* _WHAT TO PRODUCE_: Return the lines below exactly, from the first line to the line that contains "ax = fig.add_axes([0, 0, 1, 1])". Leave out pictures.

begin

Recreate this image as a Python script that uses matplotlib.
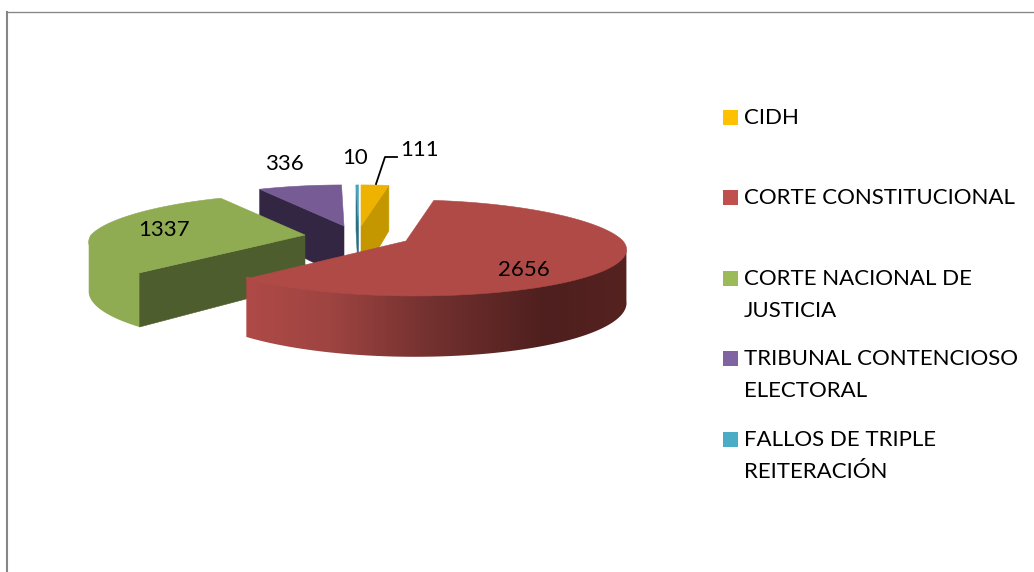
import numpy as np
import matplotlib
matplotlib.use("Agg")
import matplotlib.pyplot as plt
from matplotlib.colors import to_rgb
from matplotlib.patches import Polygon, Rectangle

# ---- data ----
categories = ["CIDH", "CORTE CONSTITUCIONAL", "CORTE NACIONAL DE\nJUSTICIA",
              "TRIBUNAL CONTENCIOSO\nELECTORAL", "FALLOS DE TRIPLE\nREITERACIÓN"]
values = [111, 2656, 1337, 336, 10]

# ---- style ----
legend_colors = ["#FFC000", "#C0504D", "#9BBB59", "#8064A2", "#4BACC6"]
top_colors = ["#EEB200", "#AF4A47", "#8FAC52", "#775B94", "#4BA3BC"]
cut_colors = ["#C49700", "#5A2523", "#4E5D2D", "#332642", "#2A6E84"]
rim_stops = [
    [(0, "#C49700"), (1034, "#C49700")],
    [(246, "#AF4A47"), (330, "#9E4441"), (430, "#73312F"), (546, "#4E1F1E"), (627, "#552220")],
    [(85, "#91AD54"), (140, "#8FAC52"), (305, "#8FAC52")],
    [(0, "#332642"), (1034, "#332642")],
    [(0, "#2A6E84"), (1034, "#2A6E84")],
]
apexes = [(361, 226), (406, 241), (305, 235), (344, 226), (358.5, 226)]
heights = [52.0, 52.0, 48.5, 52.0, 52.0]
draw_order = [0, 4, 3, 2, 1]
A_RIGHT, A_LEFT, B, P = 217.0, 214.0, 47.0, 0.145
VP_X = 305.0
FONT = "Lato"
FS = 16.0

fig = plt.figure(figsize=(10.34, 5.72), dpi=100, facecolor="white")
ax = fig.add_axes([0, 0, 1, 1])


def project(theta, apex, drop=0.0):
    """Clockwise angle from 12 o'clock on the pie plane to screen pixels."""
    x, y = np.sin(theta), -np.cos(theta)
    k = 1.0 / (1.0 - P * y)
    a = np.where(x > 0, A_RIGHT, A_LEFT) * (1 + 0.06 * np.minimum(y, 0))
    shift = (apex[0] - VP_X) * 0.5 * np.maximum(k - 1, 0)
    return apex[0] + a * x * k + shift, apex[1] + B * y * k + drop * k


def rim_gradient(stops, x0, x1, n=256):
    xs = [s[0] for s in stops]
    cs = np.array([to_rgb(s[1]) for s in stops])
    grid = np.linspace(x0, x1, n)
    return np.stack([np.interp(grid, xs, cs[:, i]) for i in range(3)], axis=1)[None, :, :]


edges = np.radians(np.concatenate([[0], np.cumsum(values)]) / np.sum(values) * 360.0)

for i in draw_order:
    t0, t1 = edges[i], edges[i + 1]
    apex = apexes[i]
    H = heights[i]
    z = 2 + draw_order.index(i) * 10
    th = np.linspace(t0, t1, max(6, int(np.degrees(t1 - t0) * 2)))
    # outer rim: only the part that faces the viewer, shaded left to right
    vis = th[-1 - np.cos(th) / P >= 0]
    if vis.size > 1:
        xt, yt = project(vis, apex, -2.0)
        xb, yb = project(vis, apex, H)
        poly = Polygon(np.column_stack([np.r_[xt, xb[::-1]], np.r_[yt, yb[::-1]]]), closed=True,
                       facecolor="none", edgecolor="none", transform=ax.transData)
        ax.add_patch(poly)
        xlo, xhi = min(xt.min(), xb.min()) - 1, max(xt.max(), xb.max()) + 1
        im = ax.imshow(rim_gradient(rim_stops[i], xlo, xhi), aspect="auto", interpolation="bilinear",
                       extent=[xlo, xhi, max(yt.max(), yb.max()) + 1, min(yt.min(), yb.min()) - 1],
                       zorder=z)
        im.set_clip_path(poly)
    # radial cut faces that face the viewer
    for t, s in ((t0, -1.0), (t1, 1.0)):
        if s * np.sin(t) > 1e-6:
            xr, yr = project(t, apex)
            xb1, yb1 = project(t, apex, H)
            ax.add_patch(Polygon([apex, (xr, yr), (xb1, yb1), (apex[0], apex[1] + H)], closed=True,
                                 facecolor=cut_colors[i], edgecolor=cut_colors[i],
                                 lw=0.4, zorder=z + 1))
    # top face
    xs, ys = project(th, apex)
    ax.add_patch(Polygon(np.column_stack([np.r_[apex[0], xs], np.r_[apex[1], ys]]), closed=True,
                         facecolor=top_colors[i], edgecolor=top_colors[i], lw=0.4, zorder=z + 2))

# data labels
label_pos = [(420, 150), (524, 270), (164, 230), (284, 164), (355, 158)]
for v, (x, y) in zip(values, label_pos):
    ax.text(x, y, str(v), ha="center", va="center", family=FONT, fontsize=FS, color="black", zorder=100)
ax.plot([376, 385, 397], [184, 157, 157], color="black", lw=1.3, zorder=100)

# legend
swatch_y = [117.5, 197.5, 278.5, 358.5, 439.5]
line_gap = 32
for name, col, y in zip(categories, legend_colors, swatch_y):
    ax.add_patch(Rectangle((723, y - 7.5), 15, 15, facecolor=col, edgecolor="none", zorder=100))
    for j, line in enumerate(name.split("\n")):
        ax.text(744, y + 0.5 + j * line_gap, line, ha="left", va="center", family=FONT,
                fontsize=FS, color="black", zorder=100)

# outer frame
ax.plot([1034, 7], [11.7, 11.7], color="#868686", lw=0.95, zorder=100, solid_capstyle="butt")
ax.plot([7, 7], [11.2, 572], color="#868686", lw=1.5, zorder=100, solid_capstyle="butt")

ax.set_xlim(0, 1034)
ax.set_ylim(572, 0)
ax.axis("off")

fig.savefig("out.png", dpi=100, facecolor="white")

end

* _RESPONSE TO THE TASK_:
Recreate this image as a Python script that uses matplotlib.
import numpy as np
import matplotlib
matplotlib.use("Agg")
import matplotlib.pyplot as plt
from matplotlib.colors import to_rgb
from matplotlib.patches import Polygon, Rectangle

# ---- data ----
categories = ["CIDH", "CORTE CONSTITUCIONAL", "CORTE NACIONAL DE\nJUSTICIA",
              "TRIBUNAL CONTENCIOSO\nELECTORAL", "FALLOS DE TRIPLE\nREITERACIÓN"]
values = [111, 2656, 1337, 336, 10]

# ---- style ----
legend_colors = ["#FFC000", "#C0504D", "#9BBB59", "#8064A2", "#4BACC6"]
top_colors = ["#EEB200", "#AF4A47", "#8FAC52", "#775B94", "#4BA3BC"]
cut_colors = ["#C49700", "#5A2523", "#4E5D2D", "#332642", "#2A6E84"]
rim_stops = [
    [(0, "#C49700"), (1034, "#C49700")],
    [(246, "#AF4A47"), (330, "#9E4441"), (430, "#73312F"), (546, "#4E1F1E"), (627, "#552220")],
    [(85, "#91AD54"), (140, "#8FAC52"), (305, "#8FAC52")],
    [(0, "#332642"), (1034, "#332642")],
    [(0, "#2A6E84"), (1034, "#2A6E84")],
]
apexes = [(361, 226), (406, 241), (305, 235), (344, 226), (358.5, 226)]
heights = [52.0, 52.0, 48.5, 52.0, 52.0]
draw_order = [0, 4, 3, 2, 1]
A_RIGHT, A_LEFT, B, P = 217.0, 214.0, 47.0, 0.145
VP_X = 305.0
FONT = "Lato"
FS = 16.0

fig = plt.figure(figsize=(10.34, 5.72), dpi=100, facecolor="white")
ax = fig.add_axes([0, 0, 1, 1])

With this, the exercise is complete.